Prior research have unveiled that FIB-4 excels in accurately identifying cirrhosis (F4) while displaying suboptimal performance in ruling out significant fibrosis (≥ F2) , APRI exhibits solely moderate sensitivity and accuracy in appraising fibrosis connected to HBV28. Previous studies also have demonstrated GPR is an inexpensive, simple, and easy-to-calculate model for anticipating the extent of liver fibrosis in patients with chronic hepatitis B29. According to our results, the three specific clinical indicators were effective in determining the stage of liver fibrosis with the AUCs of 0.750–0.931 and accuracy of 57.29–88.00% in the validation set. However, the diagnostic efficacy is lower compared to our clinical-radiomics model.
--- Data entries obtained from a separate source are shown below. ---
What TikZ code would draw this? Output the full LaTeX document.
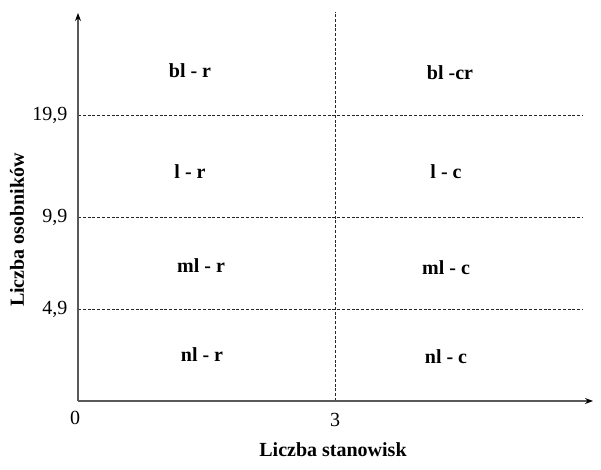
\documentclass[tikz,border=0pt]{standalone}
\usepackage{fontspec}
\setmainfont{Liberation Serif}
\usetikzlibrary{arrows.meta}
\begin{document}
\begin{tikzpicture}[x=1pt, y=1pt,
        axis/.style = {draw=black!65, line width=1.2pt, -{Stealth[length=8pt, width=6pt, black]}},
        grid/.style = {draw=black!85, line width=0.7pt, dash pattern=on 3pt off 1.8pt},
        cell/.style = {font=\fontsize{20}{23}\selectfont\bfseries},
        tick/.style = {font=\fontsize{20}{23}\selectfont}]
        \useasboundingbox (0,0) rectangle (601,469);
        % axes
        \coordinate (O) at (78,68);
        \coordinate (xend) at (593,68);
        \coordinate (yend) at (78,456);
        \coordinate (mid) at (335.5,68);
        \coordinate (midtop) at (335.5,457);
        \coordinate (h1) at (78,160);
        \coordinate (h1e) at (583,160);
        \coordinate (h2) at (78,252);
        \coordinate (h2e) at (583,252);
        \coordinate (h3) at (78,354);
        \coordinate (h3e) at (583,354);
        \draw[grid] (mid) -- (midtop);
        \draw[grid] (h1) -- (h1e);
        \draw[grid] (h2) -- (h2e);
        \draw[grid] (h3) -- (h3e);
        \draw[axis] (O) -- (xend);
        \draw[axis] (O) -- (yend);
        % ticks
        \node[tick] (t0) at (75,51) {0};
        \node[tick] (t3) at (335,49) {3};
        \node[tick, anchor=east] (t49) at (71,160) {4,9};
        \node[tick, anchor=east] (t99) at (71,252) {9,9};
        \node[tick, anchor=east] (t199) at (71,354) {19,9};
        % axis titles
        \node[cell] (xlab) at (333,19) {Liczba stanowisk};
        \node[cell, rotate=90] (ylab) at (17,239) {Liczba osobników};
        % cells
        \node[cell] (blr) at (190,398) {bl - r};
        \node[cell] (blc) at (450,396) {bl -cr};
        \node[cell] (lr) at (190,297) {l - r};
        \node[cell] (lc) at (446,297) {l - c};
        \node[cell] (mlr) at (201,203) {ml - r};
        \node[cell] (mlc) at (446,201) {ml - c};
        \node[cell] (nlr) at (202,114) {nl - r};
        \node[cell] (nlc) at (446,112) {nl - c};
\end{tikzpicture}
\end{document}
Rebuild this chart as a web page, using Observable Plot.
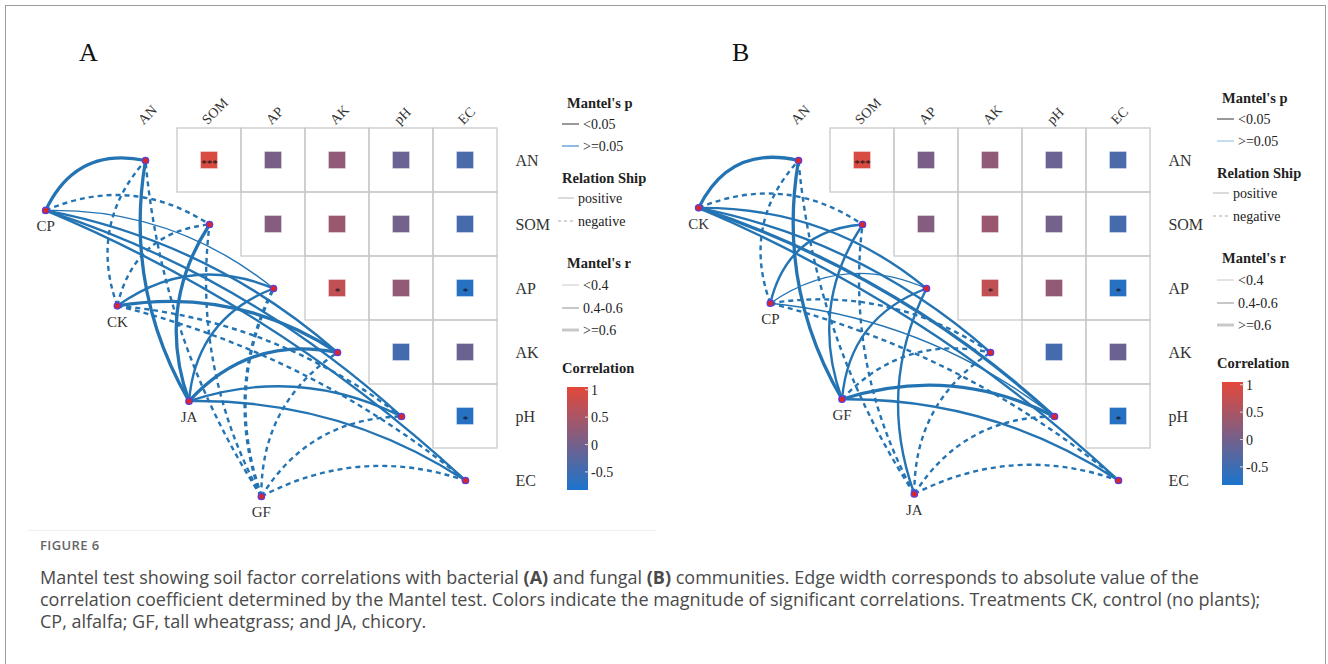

Several constraints in this study should be noted. First, due to its retrospective nature, inherent selection biases are unavoidable. A future prospective, multicenter study addressing the same research question could offer significant improvements. Second, the limited sample size of patients with F3 liver fibrosis in the current study poses a potential constraint, making machine learning models susceptible to the bias-variance tradeoff. Third, significant disparities in sample sizes for liver fibrosis across different etiologies hinder the realization of stratified research objectives. Finally, variations in CT scanners may impact the study's outcome.

Conclusion

We developed a combined prediction model utilizing multiphase CT-based radiomics features and clinical biomarker, and the combined model exhibited strong performance in predicting fibrosis stage with CLD patients. The clinical-radiomics nomogram has the potential to assist in clinical decision-making, offering potential benefits in the patients with CLD.